Gressier ou le ras-le-bol des territoires perdus : l’heure des grandes décisions d’Etat au sein du CPT, c’est maintenant!
Boukan News, 05/13/2024 – Depuis son installation, la population a surtout été le témoin inquiet de manœuvres politiciennes au sein du Conseil Présidentiel de Transition (CPT) où les groupes qui y sont représentés essaient de se tailler la part du lion, ou les tranches les plus succulentes du jeu de partage du gâteau. Les démarches émanant du CPT jusqu’à présent ne sont pour la plupart que des arrangements entre « polyarques » pour asseoir leur pouvoir. La célérité et la sérénité nécessaires pour affronter l’urgence ne sont pas encore palpables. Malheureusement. Le CPT perd trop de temps tandis que le temps nous fait la guerre. Une guerre d’usure et violente.
L’ampleur cataclysmique de la crise sécuritaire et humanitaire nécessite bien que nos nouveaux dirigeants se mettent à la tâche rapidement. La population a bu le calice de la souffrance, du désespoir et de l’amertume jusqu’à la lie. Elle en a ras-le-bol. Tout simplement.
Plus de 2,500 personnes sont tuées ou gravement blessées au cours des 3 premiers mois de l’année 2024. Au moins 300,000 autres, dont plus de la moitié se trouvent concentrées à Port-au-Prince et ses environs, ont dû fuir leurs maisons au cours des 12 derniers mois et, aux dires de l’Organisation Internationale de la Migration (OIM), cela risque de dépasser sous peu les 400,000 si nos décideurs continuent à traîner les pieds. 4,5 millions d’haïtiens sont en situation d’assistance humanitaire et environ 1,5 millions menacés par le spectre angoissant de la famine, d’après le Programme Alimentaire Mondial (PAM). Des chiffres donnant le vertige et qui pourtant permettent de cerner à peine la profondeur tellurique de la tragédie qui assaille le peuple haïtien, déboussolé.
L’attaque des gangs armés à Gressier dans la soirée du vendredi 10 mai représente la première tentative des gangs d’accroître leur domaine de territoires perdus à l’ère du CPT. Les gangs arrivent par la mer. Atterrissent sur les plages de Gressier. Amok. Gagnent la Route Nationale # 2. Les balles crépitent. Les policiers au commissariat de Gressier offrent une faible résistance avant de fuir comme les civils, peur au ventre, en direction de la commune avoisinante, Léogâne. Chaos. Honte. Déception. Angoisse. Panique. Hallucinations. Humiliations.

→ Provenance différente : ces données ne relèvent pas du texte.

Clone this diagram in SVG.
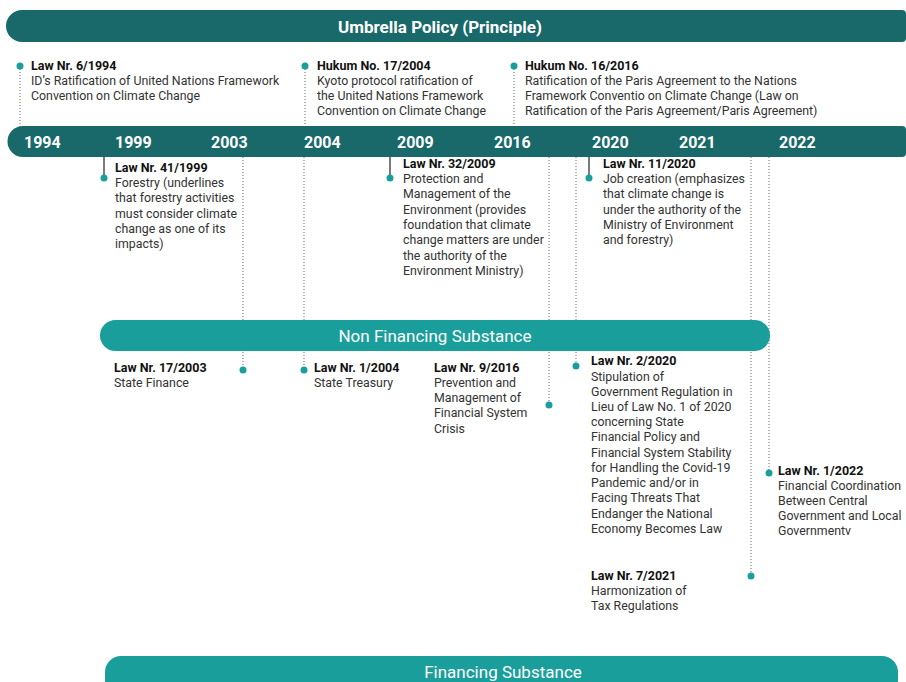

Léogâne, sorte de commune-arrondissement, ample territoire s’étalant sur ses 13 sections communales plus le quartier de Trouin est clairement dans la ligne de mire des gangs armés dont leur peur subliminale au fur et à mesure que se précise l’arrivée de la force multinationale de soutien à la sécurité peut inciter à plus de violence, plus d’actes désespérés, plus de tentatives de mettre la population en otage, de l’utiliser comme bouclier humain. Propagandes massives à l’appui. Léogâne subît certainement les conséquences de ce qui se passe à Gressier. Une grande foule errante s’est massée sur la place Anacaona. Sous le regard hagard de la reine. Dont la statue est sur la place. Léogâne, ma ville, saura résister. « Leyogàn gen mèt. »
Les autorités doivent pourtant assumer leur responsabilité. Quelle est la réponse du CPT face à ce premier test des gangs cherchant à contrôler plus de territoires ? Quand-est ce que cela va-t-il s’arrêter ? Quelle est sa stratégie de « containment » avant l’arrivée et l’opérationnalisation de la mission de sécurité ? Certainement, la population espère une réponse différente de celle à laquelle elle était habituée durant le règne d’Ariel Henry. Sa passivité. Son cynisme. Son nihilisme.
La réponse des forces de l’ordre ou des unités spécialisées (SWAT, UTAG) à Gressier en reprenant le contrôle du poste de police ce dimanche 12 mai en bénéficiant du support de BSAP et du commissaire Muscadin est prometteuse. Cette solidarité est à encourager pour empêcher la violence des gangs d’atteindre la région des Palmes et le grand Sud en attendant que le travail complet de rétablissement de la sécurité sur tout le territoire puisse commencer à se réaliser conformément aux priorités du CPT en fonction de l’accord politique du 3 avril 2024. Le CPT a besoin de s’activer pour montrer qu’il veut faire les choses autrement. Prendre les grandes décisions d’Etat. Agir sur l’insécurité et autres problèmes qui accablent la population. Va-t-on encore perdre une éternité pour nommer un Premier Ministre et mettre sur pied le gouvernement ? Pour faire véritablement renaître des lueurs d’espoir, le changement de ton doit être ferme, sans équivoque et ne doit plus tarder.